If you walk past some UK schools these days, you might notice something slightly unusual happening during lesson time. Instead of sitting at desks, students are outside poking around in the soil and arguing about whose turn it is to water the plants.
It might look like a messy way to spend a lesson, but schools have good reasons for doing it.
So, why are so many schools embracing gardening as part of their curriculum? Keep reading to find out.
Making Sustainability Stick
Telling a nine-year-old that ‘biodiversity is important’ will get you a polite nod and a glazed expression. The message lands somewhere, but it doesn’t stay there for long.
Lift the lid on a compost bin wriggling with worms, though, and suddenly the idea becomes a lot more interesting.
There’s a reason gardening works where other methods don’t; it makes abstract ideas seem more realistic.
When kids see waste from the canteen turn into compost, natural cycles stop being a vague concept and become something they’ve watched happen week by week.
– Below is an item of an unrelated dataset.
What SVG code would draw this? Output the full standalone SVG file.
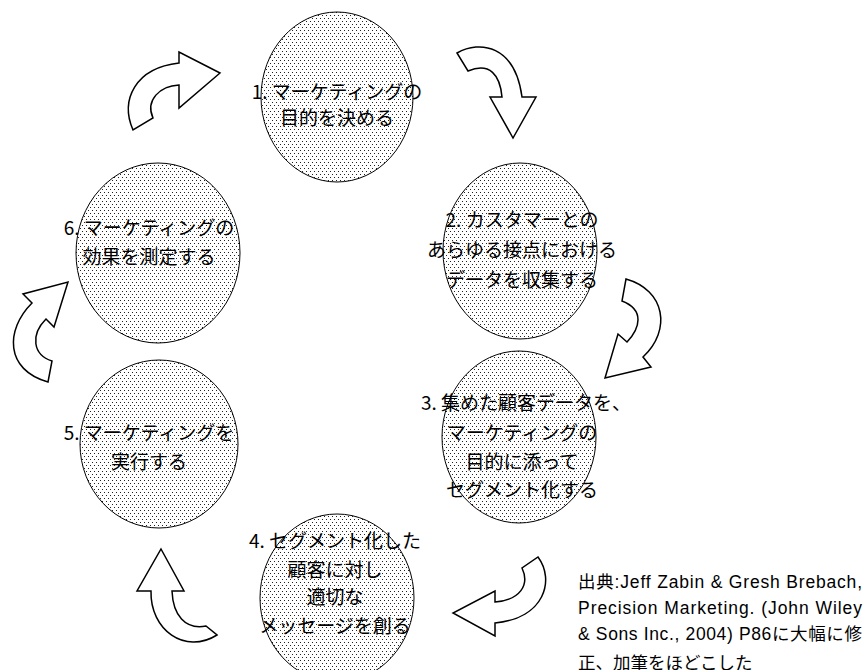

When people experience something directly, it tends to stay with them far longer than anything they’ve only been told.
Building Healthier Eating Habits
Here’s a fun fact: a surprising number of children actually believe carrots grow on trees. It sounds almost unbelievable until you remember that, for many of them, food has only ever appeared neatly packaged on a supermarket shelf.
When students plant vegetables, water them, and then watch them slowly turn into something edible, food stops being a random object that appears on a plate. It becomes a process they understand, and one they’ve had a hand in.
That small change changes how children think about eating, too. Students who grow tomatoes tend to feel oddly proud of them, and that pride makes them far more willing to actually try one.
Schools that incorporate growing food into their programmes often report students showing more curiosity about nutrition and ingredients.
As it turns out, a few weeks in a garden can do what years of healthy eating campaigns sometimes can’t.
Reconnecting Students with Nature
Children today spend more time staring at screens than any generation before them. So, a lot of them have fewer chances to spend real time outdoors, and that gap shows up in ways people are starting to notice.
Researchers often talk about something called ‘nature connectedness.’ In plain terms, it just means feeling like the natural world has something to do with you personally.
Gardening builds that connection naturally. The moment a student has looked after a plant, watched it grow, and maybe even eaten something that came from it, the whole idea of nature stops feeling distant.
There’s another benefit, too. Gardening forces us to slow down. Insects don’t follow timetables, and nothing grows faster because someone asked it to. Spending time in that kind of space gives students a break from the constant buzz of notifications and deadlines.
Teaching Responsibility
Plants are wonderfully indifferent to excuses. They don’t care that it was raining, or that it was the last week of term, or that someone forgot. They need water, attention, and care, and if they don’t get it, they make that very clear.
This is, it turns out, an excellent teaching tool.
When students are given ownership of a bed of herbs or a row of lettuce, they quickly learn that their actions have consequences. A seedling that’s been watered consistently grows. One that’s been neglected doesn’t. There’s no getting around it.
And once that mindset takes hold, it rarely stays confined to gardening. Students begin to notice the link between actions and outcomes.
That’s exactly the kind of thinking sustainability education hopes to encourage, and a few rows of plants manage to teach it without saying very much at all.
Encouraging Teamwork
A school garden rarely works as a solo project. One student can’t run the whole thing, and even the most enthusiastic gardener will struggle to water, plant, weed, and harvest everything on their own. That’s part of what makes it such a good place to practise teamwork.
Because of this, students naturally start dividing the work. Along the way, they learn how to plan, share jobs, and occasionally sort out the small disagreements that pop up whenever people are working together.
The community side of things adds another layer. Many schools now bring in parents, local gardening groups, and volunteers who know things the school can’t necessarily provide.
For schools in the capital, specialist organisations focused on gardening London projects have also got involved, running sessions and sharing expertise.
When students see adults in their community caring about the same things they’re learning in class, the message lands differently. It stops feeling like a school project and starts feeling like something that actually matters.
Showing How Small Actions Can Help
One of the most valuable things a school garden teaches is perspective. It shows that what you do in a small patch of soil actually connects to something much larger.
When students compost a week’s worth of canteen waste or plant native wildflowers, they begin to see how everyday decisions shape the environment around them.
None of these actions will single-handedly reverse climate change, but they add up. And more importantly, they show students that they are capable of contributing to something meaningful right now, not just when they’re older.
Students who develop that belief don’t tend to leave it at the school gate. They go home and question why the household bins aren’t sorted properly. Eventually, they make different choices as consumers, citizens, and adults.
Conclusion
Instead of relying on apps or complicated programmes, schools are discovering that soil, sunlight, and a bit of patience can teach lessons that stick long after the school day ends.
If your school hasn’t started yet, it’s not too late to dig in. And if it has, you probably already know how much students get out of it. All things considered, it’s a pretty good return on a packet of seeds!